■ **Data block**
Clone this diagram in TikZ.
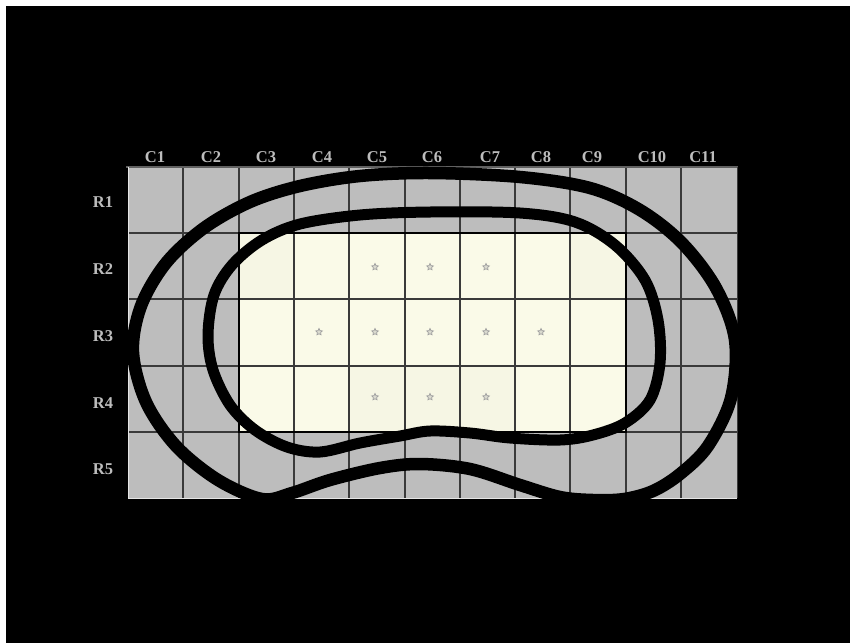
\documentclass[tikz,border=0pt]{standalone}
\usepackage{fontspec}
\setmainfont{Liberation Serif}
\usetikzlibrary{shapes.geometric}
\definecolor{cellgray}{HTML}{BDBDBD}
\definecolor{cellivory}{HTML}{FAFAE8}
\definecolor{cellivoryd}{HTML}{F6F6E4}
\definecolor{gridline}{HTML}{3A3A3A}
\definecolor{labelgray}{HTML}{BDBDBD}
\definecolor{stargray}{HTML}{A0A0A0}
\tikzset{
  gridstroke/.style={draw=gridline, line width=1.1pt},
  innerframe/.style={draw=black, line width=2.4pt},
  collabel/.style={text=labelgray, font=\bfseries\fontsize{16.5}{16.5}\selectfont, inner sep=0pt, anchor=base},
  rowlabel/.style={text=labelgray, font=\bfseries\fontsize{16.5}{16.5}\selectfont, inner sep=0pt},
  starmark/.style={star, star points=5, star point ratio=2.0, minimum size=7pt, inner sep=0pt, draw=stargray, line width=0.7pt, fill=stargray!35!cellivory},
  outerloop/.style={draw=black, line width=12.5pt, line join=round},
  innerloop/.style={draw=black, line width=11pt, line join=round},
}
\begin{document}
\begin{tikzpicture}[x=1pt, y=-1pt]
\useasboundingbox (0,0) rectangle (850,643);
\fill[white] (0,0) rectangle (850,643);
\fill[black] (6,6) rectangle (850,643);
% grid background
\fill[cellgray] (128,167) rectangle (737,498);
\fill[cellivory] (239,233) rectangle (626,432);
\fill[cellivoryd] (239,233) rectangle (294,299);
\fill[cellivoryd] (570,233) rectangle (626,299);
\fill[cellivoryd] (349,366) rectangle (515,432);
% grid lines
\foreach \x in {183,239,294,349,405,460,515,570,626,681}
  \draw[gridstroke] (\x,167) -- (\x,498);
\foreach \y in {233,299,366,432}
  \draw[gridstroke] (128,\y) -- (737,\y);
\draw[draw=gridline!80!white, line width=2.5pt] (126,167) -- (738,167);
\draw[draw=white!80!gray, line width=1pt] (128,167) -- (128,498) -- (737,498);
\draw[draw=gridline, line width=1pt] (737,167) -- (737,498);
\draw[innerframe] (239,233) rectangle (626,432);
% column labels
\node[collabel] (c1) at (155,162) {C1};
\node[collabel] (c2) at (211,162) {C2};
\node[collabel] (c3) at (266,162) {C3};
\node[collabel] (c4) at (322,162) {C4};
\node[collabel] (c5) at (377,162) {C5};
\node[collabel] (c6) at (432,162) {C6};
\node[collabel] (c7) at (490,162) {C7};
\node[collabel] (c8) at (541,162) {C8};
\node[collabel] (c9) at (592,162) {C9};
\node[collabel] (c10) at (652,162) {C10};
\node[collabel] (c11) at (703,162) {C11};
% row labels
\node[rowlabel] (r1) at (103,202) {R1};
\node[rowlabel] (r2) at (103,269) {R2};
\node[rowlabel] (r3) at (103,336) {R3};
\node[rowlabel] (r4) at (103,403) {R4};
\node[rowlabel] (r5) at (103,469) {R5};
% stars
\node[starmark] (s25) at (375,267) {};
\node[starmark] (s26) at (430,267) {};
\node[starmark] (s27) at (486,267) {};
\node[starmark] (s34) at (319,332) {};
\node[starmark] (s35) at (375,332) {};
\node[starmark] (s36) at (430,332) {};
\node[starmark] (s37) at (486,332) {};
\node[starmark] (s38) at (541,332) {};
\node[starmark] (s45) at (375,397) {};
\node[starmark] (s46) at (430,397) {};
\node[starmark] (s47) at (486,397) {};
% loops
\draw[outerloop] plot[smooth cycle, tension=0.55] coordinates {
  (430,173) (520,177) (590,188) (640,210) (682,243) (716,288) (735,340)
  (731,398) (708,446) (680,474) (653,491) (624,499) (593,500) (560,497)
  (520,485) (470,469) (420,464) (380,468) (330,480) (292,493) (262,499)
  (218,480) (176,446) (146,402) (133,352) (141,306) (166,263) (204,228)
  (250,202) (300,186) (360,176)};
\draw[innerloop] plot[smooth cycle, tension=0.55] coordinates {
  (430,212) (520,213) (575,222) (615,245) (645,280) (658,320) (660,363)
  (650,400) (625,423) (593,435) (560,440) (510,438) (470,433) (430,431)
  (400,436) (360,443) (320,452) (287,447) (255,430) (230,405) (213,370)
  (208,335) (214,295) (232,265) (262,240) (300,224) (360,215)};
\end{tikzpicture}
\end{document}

■ **Aim**
Your task is an exact transcription of all the data, minus the pictures.

■ **Finished task**
Clone this diagram in TikZ.
\documentclass[tikz,border=0pt]{standalone}
\usepackage{fontspec}
\setmainfont{Liberation Serif}
\usetikzlibrary{shapes.geometric}
\definecolor{cellgray}{HTML}{BDBDBD}
\definecolor{cellivory}{HTML}{FAFAE8}
\definecolor{cellivoryd}{HTML}{F6F6E4}
\definecolor{gridline}{HTML}{3A3A3A}
\definecolor{labelgray}{HTML}{BDBDBD}
\definecolor{stargray}{HTML}{A0A0A0}
\tikzset{
  gridstroke/.style={draw=gridline, line width=1.1pt},
  innerframe/.style={draw=black, line width=2.4pt},
  collabel/.style={text=labelgray, font=\bfseries\fontsize{16.5}{16.5}\selectfont, inner sep=0pt, anchor=base},
  rowlabel/.style={text=labelgray, font=\bfseries\fontsize{16.5}{16.5}\selectfont, inner sep=0pt},
  starmark/.style={star, star points=5, star point ratio=2.0, minimum size=7pt, inner sep=0pt, draw=stargray, line width=0.7pt, fill=stargray!35!cellivory},
  outerloop/.style={draw=black, line width=12.5pt, line join=round},
  innerloop/.style={draw=black, line width=11pt, line join=round},
}
\begin{document}
\begin{tikzpicture}[x=1pt, y=-1pt]
\useasboundingbox (0,0) rectangle (850,643);
\fill[white] (0,0) rectangle (850,643);
\fill[black] (6,6) rectangle (850,643);
% grid background
\fill[cellgray] (128,167) rectangle (737,498);
\fill[cellivory] (239,233) rectangle (626,432);
\fill[cellivoryd] (239,233) rectangle (294,299);
\fill[cellivoryd] (570,233) rectangle (626,299);
\fill[cellivoryd] (349,366) rectangle (515,432);
% grid lines
\foreach \x in {183,239,294,349,405,460,515,570,626,681}
  \draw[gridstroke] (\x,167) -- (\x,498);
\foreach \y in {233,299,366,432}
  \draw[gridstroke] (128,\y) -- (737,\y);
\draw[draw=gridline!80!white, line width=2.5pt] (126,167) -- (738,167);
\draw[draw=white!80!gray, line width=1pt] (128,167) -- (128,498) -- (737,498);
\draw[draw=gridline, line width=1pt] (737,167) -- (737,498);
\draw[innerframe] (239,233) rectangle (626,432);
% column labels
\node[collabel] (c1) at (155,162) {C1};
\node[collabel] (c2) at (211,162) {C2};
\node[collabel] (c3) at (266,162) {C3};
\node[collabel] (c4) at (322,162) {C4};
\node[collabel] (c5) at (377,162) {C5};
\node[collabel] (c6) at (432,162) {C6};
\node[collabel] (c7) at (490,162) {C7};
\node[collabel] (c8) at (541,162) {C8};
\node[collabel] (c9) at (592,162) {C9};
\node[collabel] (c10) at (652,162) {C10};
\node[collabel] (c11) at (703,162) {C11};
% row labels
\node[rowlabel] (r1) at (103,202) {R1};
\node[rowlabel] (r2) at (103,269) {R2};
\node[rowlabel] (r3) at (103,336) {R3};
\node[rowlabel] (r4) at (103,403) {R4};
\node[rowlabel] (r5) at (103,469) {R5};
% stars
\node[starmark] (s25) at (375,267) {};
\node[starmark] (s26) at (430,267) {};
\node[starmark] (s27) at (486,267) {};
\node[starmark] (s34) at (319,332) {};
\node[starmark] (s35) at (375,332) {};
\node[starmark] (s36) at (430,332) {};
\node[starmark] (s37) at (486,332) {};
\node[starmark] (s38) at (541,332) {};
\node[starmark] (s45) at (375,397) {};
\node[starmark] (s46) at (430,397) {};
\node[starmark] (s47) at (486,397) {};
% loops
\draw[outerloop] plot[smooth cycle, tension=0.55] coordinates {
  (430,173) (520,177) (590,188) (640,210) (682,243) (716,288) (735,340)
  (731,398) (708,446) (680,474) (653,491) (624,499) (593,500) (560,497)
  (520,485) (470,469) (420,464) (380,468) (330,480) (292,493) (262,499)
  (218,480) (176,446) (146,402) (133,352) (141,306) (166,263) (204,228)
  (250,202) (300,186) (360,176)};
\draw[innerloop] plot[smooth cycle, tension=0.55] coordinates {
  (430,212) (520,213) (575,222) (615,245) (645,280) (658,320) (660,363)
  (650,400) (625,423) (593,435) (560,440) (510,438) (470,433) (430,431)
  (400,436) (360,443) (320,452) (287,447) (255,430) (230,405) (213,370)
  (208,335) (214,295) (232,265) (262,240) (300,224) (360,215)};
\end{tikzpicture}
\end{document}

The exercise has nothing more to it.